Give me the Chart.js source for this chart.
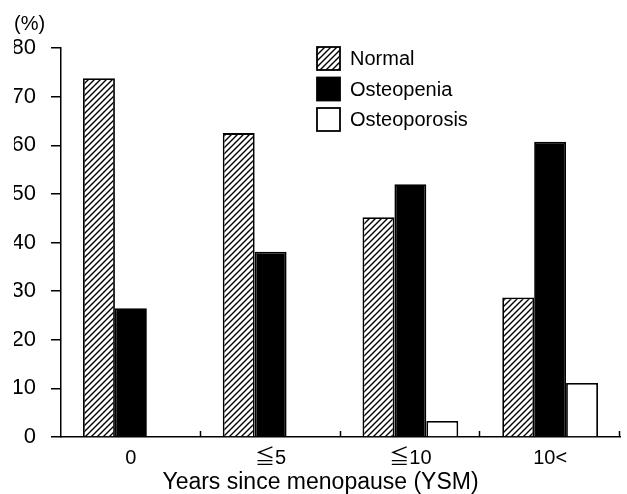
<!DOCTYPE html>
<html>
<head>
<meta charset="utf-8">
<script src="https://cdn.jsdelivr.net/npm/chart.js@4"></script>
<style>
  html, body { margin: 0; padding: 0; background: #fff; }
  #wrap { width: 627px; height: 494px; }
</style>
</head>
<body>
<div id="wrap"><canvas id="yearsChart"></canvas></div>
<script>
const categories = ['0', '≦5', '≦10', '10<'];
const normalValues = [73.8, 62.5, 45.2, 28.7];
const osteopeniaValues = [26.5, 38.1, 52.0, 60.7];
const osteoporosisValues = [0, 0, 3.3, 11.1];
const yTicks = [0, 10, 20, 30, 40, 50, 60, 70, 80];
const xTitle = 'Years since menopause (YSM)';

const fontFamily = '"Liberation Sans", Arial, "Noto Sans CJK JP", sans-serif';

// diagonal hatch for the "Normal" bars
function makeHatch() {
  const size = 6;
  const c = document.createElement('canvas');
  c.width = size;
  c.height = size;
  const g = c.getContext('2d');
  g.fillStyle = '#fff';
  g.fillRect(0, 0, size, size);
  g.strokeStyle = '#000';
  g.lineWidth = 1.4;
  g.beginPath();
  g.moveTo(0, size); g.lineTo(size, 0);
  g.moveTo(-1, 1); g.lineTo(1, -1);
  g.moveTo(size - 1, size + 1); g.lineTo(size + 1, size - 1);
  g.stroke();
  return g.createPattern(c, 'repeat');
}
const hatch = makeHatch();

// small upward ticks between the categories, plus the axis title
const xAxisExtras = {
  id: 'xAxisExtras',
  afterDraw(chart) {
    const x = chart.scales.x;
    const ctx = chart.ctx;
    const n = categories.length;
    const step = x.width / n;
    ctx.save();
    ctx.strokeStyle = '#000';
    ctx.lineWidth = 1.5;
    ctx.beginPath();
    for (let i = 1; i <= n; i++) {
      const px = Math.round(x.left + i * step) - 0.5;
      ctx.moveTo(px, x.top);
      ctx.lineTo(px, x.top - 6);
    }
    ctx.stroke();
    // title sits a little left of centre in the original
    ctx.fillStyle = '#000';
    ctx.font = '23px ' + fontFamily;
    ctx.textAlign = 'center';
    ctx.textBaseline = 'middle';
    ctx.fillText(xTitle, (x.left + x.right) / 2 - 20, x.bottom - 11);
    ctx.restore();
  }
};

// legend boxes drawn inside the plot area
const boxLegend = {
  id: 'boxLegend',
  afterDraw(chart) {
    const ctx = chart.ctx;
    const area = chart.chartArea;
    const x0 = area.left + 256;
    let y0 = area.top - 1;
    ctx.save();
    ctx.font = '20px ' + fontFamily;
    ctx.textBaseline = 'middle';
    chart.data.datasets.forEach(ds => {
      ctx.fillStyle = ds.backgroundColor;
      ctx.fillRect(x0, y0, 23, 23);
      ctx.strokeStyle = '#000';
      ctx.lineWidth = 1.8;
      ctx.strokeRect(x0, y0, 23, 23);
      ctx.fillStyle = '#000';
      ctx.fillText(ds.label, x0 + 33, y0 + 12.5);
      y0 += 30.5;
    });
    ctx.restore();
  }
};

new Chart(document.getElementById('yearsChart'), {
  type: 'bar',
  data: {
    labels: categories,
    datasets: [
      { label: 'Normal', data: normalValues, backgroundColor: hatch, borderColor: '#000', borderWidth: 1.8 },
      { label: 'Osteopenia', data: osteopeniaValues, backgroundColor: '#000', borderColor: '#000', borderWidth: 1.8 },
      { label: 'Osteoporosis', data: osteoporosisValues, backgroundColor: '#fff', borderColor: '#000', borderWidth: 1.8 }
    ]
  },
  options: {
    responsive: true,
    maintainAspectRatio: false,
    animation: false,
    devicePixelRatio: 1,
    layout: {
      padding: { left: 14, right: 7, top: 0, bottom: 0 }
    },
    datasets: {
      bar: { barPercentage: 1, categoryPercentage: 0.685 }
    },
    scales: {
      x: {
        afterFit(scale) { scale.height = 57; },
        grid: { display: false, drawTicks: false },
        border: { display: true, color: '#000', width: 1.5 },
        ticks: { color: '#000', padding: 9, font: { family: fontFamily, size: 20 } }
      },
      y: {
        min: 0,
        max: 80,
        afterBuildTicks(scale) {
          scale.ticks = yTicks.map(v => ({ value: v }));
        },
        afterFit(scale) { scale.width = 47; },
        grid: { drawOnChartArea: false, drawTicks: true, tickLength: 10, color: '#000', lineWidth: 1.5 },
        border: { display: true, color: '#000', width: 1.5 },
        ticks: { color: '#000', padding: 15, font: { family: fontFamily, size: 22 } }
      }
    },
    plugins: {
      legend: { display: false },
      tooltip: { enabled: false },
      title: {
        display: true,
        text: '(%)',
        align: 'start',
        color: '#000',
        font: { family: fontFamily, size: 20, weight: 'normal' },
        padding: { top: 12, bottom: 12 }
      }
    }
  },
  plugins: [xAxisExtras, boxLegend]
});
</script>
</body>
</html>
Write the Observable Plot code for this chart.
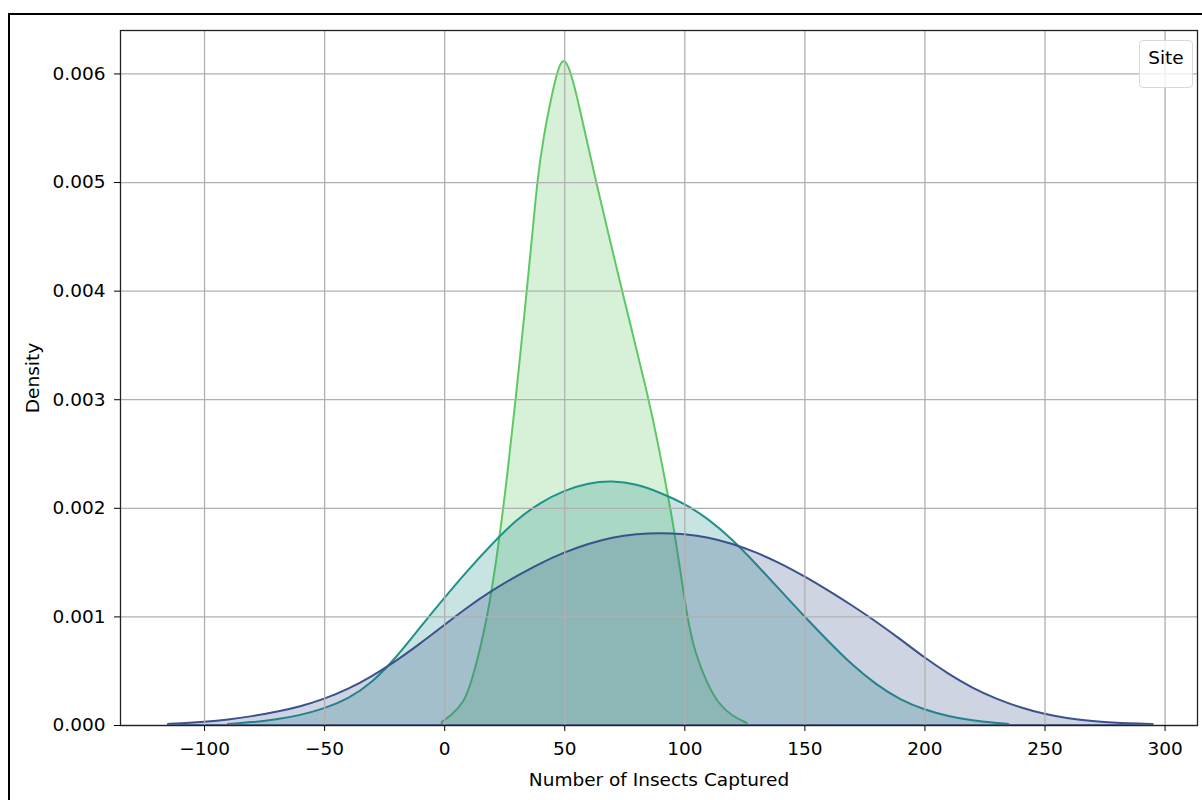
<!DOCTYPE html>
<html>
<head>
<meta charset="utf-8">
<script src="https://cdn.jsdelivr.net/npm/d3@7"></script>
<script src="https://cdn.jsdelivr.net/npm/@observablehq/plot@0.6"></script>
<style>
  html, body { margin: 0; padding: 0; background: #fff; overflow: hidden; width: 1202px; height: 800px; }
  #wrap { position: relative; width: 1202px; height: 800px; }
  #outer { position: absolute; left: 8px; top: 13px; width: 1300px; height: 900px; border: 2px solid #000; box-sizing: border-box; pointer-events: none; }
  #legend { position: absolute; left: 1139px; top: 40px; width: 54px; height: 48px; box-sizing: border-box;
            border: 1px solid #d9d9d9; border-radius: 4px; background: rgba(255,255,255,0.8);
            font-family: "DejaVu Sans", sans-serif; font-size: 18.5px; color: #000; text-align: center; line-height: 34px; }
  #chart { position: absolute; left: 0; top: 0; }
</style>
</head>
<body>
<div id="wrap">
  <div id="chart"></div>
  <div id="outer"></div>
  <div id="legend">Site</div>
</div>
<script>
// Site names (legend shows only the title "Site")
const sites = ["Site A", "Site B", "Site C"];
const siteColors = ["#3b528b", "#21918c", "#5ec962"];

// Site A (dark blue) density curve
const xA = [-115, -110, -100, -90, -80, -70, -60, -50, -40, -30, -20, -10, 0, 10, 20, 30, 40, 50, 60, 70, 80, 90, 100, 110, 120, 130, 140, 150, 160, 170, 180, 190, 200, 210, 220, 230, 240, 250, 260, 270, 280, 290, 295];
const dA = [0.00001, 0.000015, 0.00003, 0.00005, 0.00008, 0.00012, 0.00017, 0.00024, 0.00033, 0.00045, 0.00059, 0.00075, 0.00092, 0.00109, 0.00124, 0.00137, 0.00149, 0.00159, 0.00167, 0.00173, 0.00176, 0.00177, 0.00176, 0.00173, 0.00167, 0.00159, 0.00149, 0.00137, 0.00124, 0.0011, 0.00095, 0.00079, 0.00062, 0.00047, 0.00034, 0.00024, 0.00016, 0.0001, 0.00006, 0.000035, 0.00002, 0.000012, 0.00001];

// Site B (teal) density curve
const xB = [-90, -80, -70, -60, -50, -40, -30, -20, -10, 0, 10, 20, 30, 40, 50, 60, 70, 80, 90, 100, 110, 120, 130, 140, 150, 160, 170, 180, 190, 200, 210, 220, 230, 235];
const dB = [0.00001, 0.000025, 0.00005, 0.00009, 0.00015, 0.00024, 0.00039, 0.00062, 0.0009, 0.00117, 0.00143, 0.00167, 0.00189, 0.00205, 0.00216, 0.00223, 0.00225, 0.00222, 0.00214, 0.00204, 0.0019, 0.00171, 0.00148, 0.00124, 0.001, 0.00077, 0.00055, 0.00037, 0.00023, 0.00014, 0.00008, 0.00004, 0.00002, 0.00001];

// Site C (green) density curve
const xC = [-1, 2.5, 8, 11.5, 18.3, 22.9, 26.3, 29.8, 34.4, 36.9, 38.7, 41.2, 44.8, 47.3, 49.7, 52.2, 55.2, 58.7, 63.3, 68, 74, 85.3, 89.6, 92, 96.1, 101, 104.5, 109.3, 114, 120, 126];
const dC = [0.00003, 0.00008, 0.0002, 0.00039, 0.001, 0.0017, 0.0023, 0.003, 0.004, 0.00456, 0.005, 0.0054, 0.0058, 0.00604, 0.00615, 0.00605, 0.0058, 0.00545, 0.005, 0.00456, 0.004, 0.003, 0.00253, 0.00225, 0.00177, 0.001, 0.00066, 0.00039, 0.0002, 0.00008, 0.00002];

const xTicks = [-100, -50, 0, 50, 100, 150, 200, 250, 300];
const yTicks = [0, 0.001, 0.002, 0.003, 0.004, 0.005, 0.006];

const series = [
  {site: sites[0], xs: xA, ds: dA, color: siteColors[0]},
  {site: sites[1], xs: xB, ds: dB, color: siteColors[1]},
  {site: sites[2], xs: xC, ds: dC, color: siteColors[2]}
];

// draw in reverse order (last site first), as the original does
const areaMarks = series.slice().reverse().map(s => {
  const rows = s.xs.map((x, i) => ({site: s.site, x, d: s.ds[i]}));
  return Plot.areaY(rows, {
    x: "x", y: "d", curve: "basis",
    fill: s.color, fillOpacity: 0.25,
    stroke: s.color, strokeWidth: 2
  });
});

const chart = Plot.plot({
  width: 1202,
  height: 800,
  marginLeft: 120,
  marginTop: 30,
  marginRight: 5,
  marginBottom: 75,
  x: {domain: [-135, 313.5]},
  y: {domain: [0, 0.0064]},
  style: {fontFamily: "DejaVu Sans, sans-serif", fontSize: "18.5px", color: "#000", background: "transparent"},
  marks: [
    ...areaMarks,
    Plot.gridX(xTicks, {stroke: "#b0b0b0", strokeOpacity: 1, strokeWidth: 1.3}),
    Plot.gridY(yTicks, {stroke: "#b0b0b0", strokeOpacity: 1, strokeWidth: 1.3}),
    Plot.frame({stroke: "#222", strokeWidth: 1.3}),
    Plot.axisX(xTicks, {tickSize: 6, tickPadding: 10, label: null, fontSize: 18.5}),
    Plot.axisY(yTicks, {tickSize: 6, tickPadding: 9, label: null, fontSize: 18.5, tickFormat: d3.format(".3f")}),
    Plot.text(["Number of Insects Captured"], {frameAnchor: "bottom", dy: 60, lineAnchor: "bottom", textAnchor: "middle", fontSize: 18.5}),
    Plot.text(["Density"], {frameAnchor: "left", dx: -87, rotate: -90, lineAnchor: "middle", textAnchor: "middle", fontSize: 18.5})
  ]
});
document.getElementById("chart").appendChild(chart);
</script>
</body>
</html>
# # # # #
### Set exercise
Scan the material line by line and report each one that contains "this".

### Full answer
Give me the Chart.js source for this chart.
Write the Observable Plot code for this chart.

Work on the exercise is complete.